Früher wurden Kinder häufig geschlagen, die „Ordnungsschelle“ war an der Tagesordnung. Das habe ich nie kennengelernt, meine Eltern hätten mich nie geschlagen und das wusste ich auch. Auch in puncto Ernährung kann ich nur Positives berichten, meine Eltern verstanden es, auf die Essenswünsche von uns Kindern einzugehen. Das kannte ich von anderen Eltern ganz anders, da wurde gegessen, was auf den Tisch kam.

Als sehr positiv habe ich unsere gemeinsamen Reisen in den Sommerferien in Erinnerung. Auch wenn wir nur innerhalb Deutschlands verreist sind, war das damals keine Selbstverständlichkeit. Es war schon Luxus, jeden Sommer woanders unterwegs zu sein.

Leider kann ich mich nicht daran erinnern, jemals mit meinem Opa gespielt zu haben. Er wohnte zwar im gleichen Haus, aber gemeinsame Spielzeiten so wie heute gab es nicht.

opa_blogger

Glaubst Du, die Kriegserfahrung Deiner Eltern hat Dich und wiederum Deine Kinder geprägt?

Viele Väter kamen traumatisiert aus dem Krieg zurück, die Mütter mussten immer mit der Gefahr eines Bombenalarms leben.
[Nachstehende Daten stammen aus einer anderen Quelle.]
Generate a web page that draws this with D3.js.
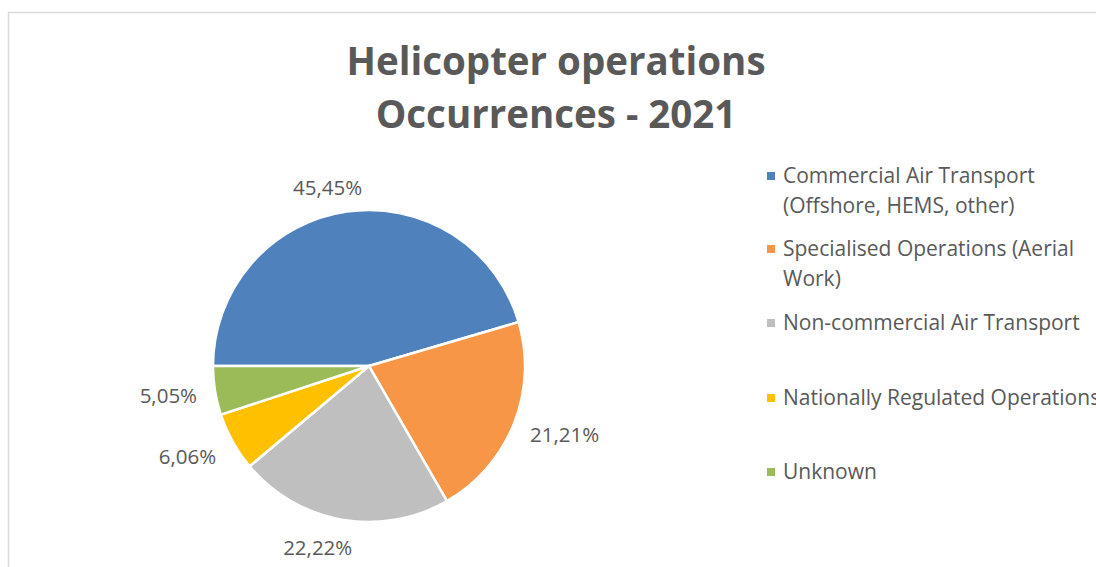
<!DOCTYPE html>
<html>
<head>
<meta charset="utf-8">
<script src="https://cdn.jsdelivr.net/npm/d3@7/dist/d3.min.js"></script>
<style>
  html, body { margin: 0; padding: 0; background: #fff; overflow: hidden; }
  svg { display: block; }
  text { font-family: "Open Sans", "Noto Sans", sans-serif; fill: #595959; }
</style>
</head>
<body>
<svg id="chart" width="1096" height="567"></svg>
<script>
// Occurrences by operation type, 2021
const categories = [
  "Commercial Air Transport (Offshore, HEMS, other)",
  "Specialised Operations (Aerial Work)",
  "Non-commercial Air Transport",
  "Nationally Regulated Operations",
  "Unknown"
];
const legendLines = [
  ["Commercial Air Transport", "(Offshore, HEMS, other)"],
  ["Specialised Operations (Aerial", "Work)"],
  ["Non-commercial Air Transport"],
  ["Nationally Regulated Operations"],
  ["Unknown"]
];
const occurrences = [45, 21, 22, 6, 5];
const colors = ["#4f81bd", "#f79646", "#bfbfbf", "#ffc000", "#9bbb59"];
const titleLines = ["Helicopter operations", "Occurrences - 2021"];

const svg = d3.select("#chart");

// chart area frame
svg.append("path")
  .attr("d", "M8.5,567 L8.5,12.5 L1096,12.5")
  .attr("fill", "none")
  .attr("stroke", "#d9d9d9")
  .attr("stroke-width", 1.5);

// title
const title = svg.append("text")
  .attr("text-anchor", "middle")
  .attr("font-size", 38.5)
  .attr("font-weight", "bold");
titleLines.forEach((t, i) => {
  title.append("tspan").attr("x", 556).attr("y", 75 + i * 53).text(t);
});

// pie
const cx = 369, cy = 366, r = 156;
const total = d3.sum(occurrences);
const pie = d3.pie().sort(null)
  .startAngle(-Math.PI / 2)
  .endAngle(1.5 * Math.PI);
const arcs = pie(occurrences);
const arc = d3.arc().innerRadius(0).outerRadius(r);
const color = d3.scaleOrdinal().domain(categories).range(colors);

const g = svg.append("g").attr("transform", `translate(${cx},${cy})`);
g.selectAll("path.slice")
  .data(arcs)
  .join("path")
  .attr("class", "slice")
  .attr("d", arc)
  .attr("fill", (d, i) => color(categories[i]))
  .attr("stroke", "#fff")
  .attr("stroke-width", 2.5)
  .attr("stroke-linejoin", "round");

// percentage labels outside the slices
const fmt = v => (v * 100).toFixed(2).replace(".", ",") + "%";
const labelArc = d3.arc().innerRadius(r + 30).outerRadius(r + 30);
const labelOffsets = [[-15, 5], [23, -1], [-19, -2], [-19, 0], [-17, 0]];
g.selectAll("text.pct")
  .data(arcs)
  .join("text")
  .attr("class", "pct")
  .attr("text-anchor", "middle")
  .attr("dominant-baseline", "central")
  .attr("font-size", 20.5)
  .attr("transform", (d, i) => {
    const [x, y] = labelArc.centroid(d);
    return `translate(${x + labelOffsets[i][0]},${y + labelOffsets[i][1]})`;
  })
  .text(d => fmt(d.value / total));

// legend
const legendY = [176, 249, 323, 398, 472];
const legend = svg.append("g");
categories.forEach((c, i) => {
  legend.append("rect")
    .attr("x", 767).attr("y", legendY[i] - 4)
    .attr("width", 8).attr("height", 8)
    .attr("fill", color(c));
  const t = legend.append("text").attr("font-size", 21);
  legendLines[i].forEach((line, j) => {
    t.append("tspan").attr("x", 783).attr("y", legendY[i] + 7 + j * 30).text(line);
  });
});
</script>
</body>
</html>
Das hat die Psyche der Generation sicherlich geprägt. Meine Generation sowie die meiner Kinder wusste von Anfang an, dass Krieg etwas ist, was um jeden Preis vermieden werden muss. Insofern haben die Erfahrungen sicherlich nachhaltig gewirkt. Die schönste Zeit in meinem Leben kam dann als Student in einer Kreuzberger WG in den 1960er Jahren.

Hast Du einen ganz anderen Weg gewählt als Deine Eltern, um Deine Kinder zu erziehen?

Ich habe meine Eltern immer als liebevolle Eltern erlebt, denen unser Wohl als Kinder wichtig war. Insofern bin auch ich diesen Weg gegangen und habe meine Kinder zu selbstbewussten, starken Erwachsenen erzogen.

Opa Blogger sein und die Enkel genießen

Hinterher ist man immer schlauer und viele Eltern fragen sich, ob sie das alles richtig machen mit der Erziehung. Was ist dein Rat an uns Jüngere?

Behandle die Kinder mit Respekt, höre auf die Kinder und lasse sie mitentscheiden!

Warum bist Du gerne Opa? Was unternimmst Du gerne mit Deinen Enkeln?

Kinder sind unkompliziert und haben auch an Kleinigkeiten viel Freude. Mit ihnen entdeckt man als älterer Mensch das Leben wieder neu und sieht, dass eine einfachere Sicht auf die Dinge manchmal hilfreich ist.

Als Opa spiele ich im Sommer mit meinen Enkelkindern viel draußen im Garten. Im Winter lieben wir das Basteln und Werken mit unseren Kindern und Enkeln und natürlich auch das Backen zur Weihnachtszeit.

„Früher hatten wir ja nichts“. Dieser Satz hat mich oft genervt an meinen Eltern und Großeltern. Warum ist er trotzdem richtig und was sind Deine Gedanken zum Anspruchsdenken der Jungen?

Viele Kinder leben im Überfluss der Geschenke und wissen die Dinge nicht zu schätzen. Oft hat nichts einen wirklichen Wert, weil es praktisch sofort ersetzt werden kann. Ich denke, Eltern sollten auch mal „Nein“ sagen und den Kindern nicht jeden Wunsch erfüllen bzw. ihnen klarmachen, dass sie auf etwas warten müssen. Nicht alles sollte eine Selbstverständlichkeit sein, zumindest, was Geschenke angeht.

Lieber Jürgen, danke für das Gespräch!